I really have to hand it to Serria Nevada and Russian River, this beer is phenomenal. This is the first American Wild Ale I’ve had and I have to say…I am a fan. It is very carbonated, and you can see strands of bubbles being active as they work their way up the glass. These beers are typically sour, but I felt like the sourness of this beer was actually pleasant giving a complexity to the taste. The initial flavor is almost citrusy, but there is a definite punch to it. The bitterness is almost non-existent. However, be prepared for an after tastes, which is where the “sourness” comes through. While my sister argued that it reminded her of the bitterness left over after an IPA, I had to disagree. I don’t think bitterness properly describes what this beer is doing to your taste buds. It is strong and omnipresent in your mouth; it comes immediately after the sensation of refreshment. The head on this beer appeared to be very white and if you don’t pour carefully it will last for a few minutes. However, the head is not very dense. The color was a very appealing light orange caramel color. It truly is easy to drink, even though I was planning on not loving it because of the descriptive words; sour, sweaty horse blanket, and “Brett(anomyces) infested”. If nothing else this showed me to never judge a beer by its professional written descriptive words. I would give this beer 4 out 5 pints. I don’t like many people that much….so that is saying something.

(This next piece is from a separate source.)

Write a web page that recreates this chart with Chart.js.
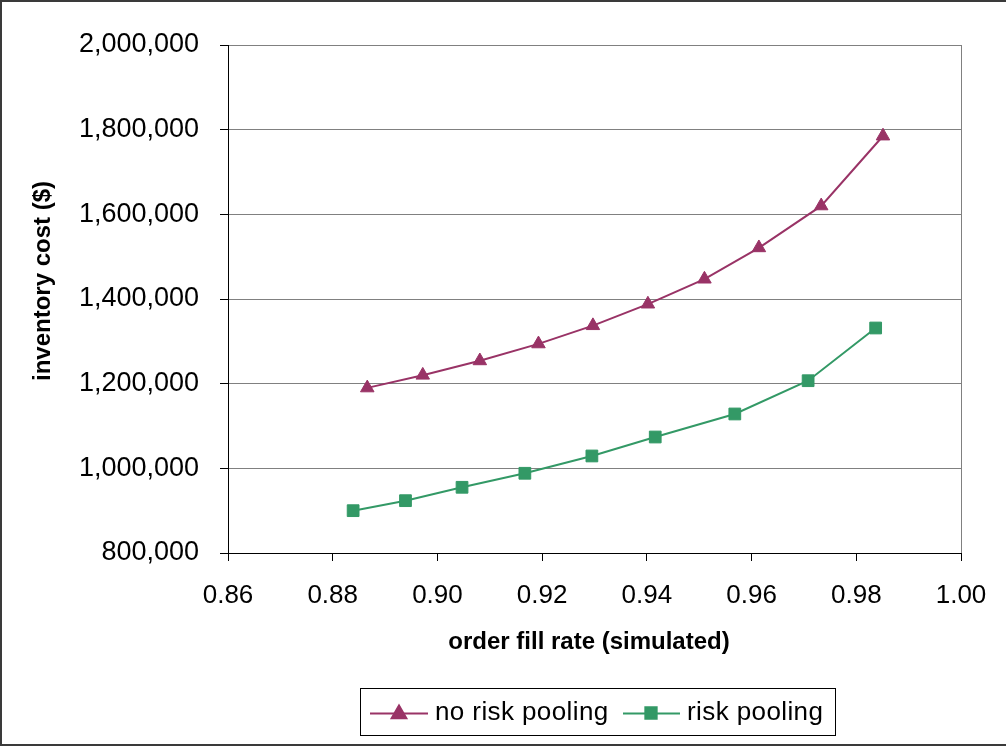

The Pour: Take your time with this one; it will bubble up on you because of the carbonation. Tip your glass and pour it slow. It is traditionally served in a flute or tulip glass (classy stuff)
Aroma: barnyard smell, citrus, breadiness, herbal, earthy mutliness
Wild Ale: a catchall category of funky-tasting, offbeat, sour beers dosed with wild yeasts; such as the brettanomyces bruxellensis in this one.
Brettanomyces: slow-growing, devours complex sugars and carbohydrates that other yeasts don’t. It gives an earthy, horsey, leather scent.
– Interesting Fact: considered a defect in wine.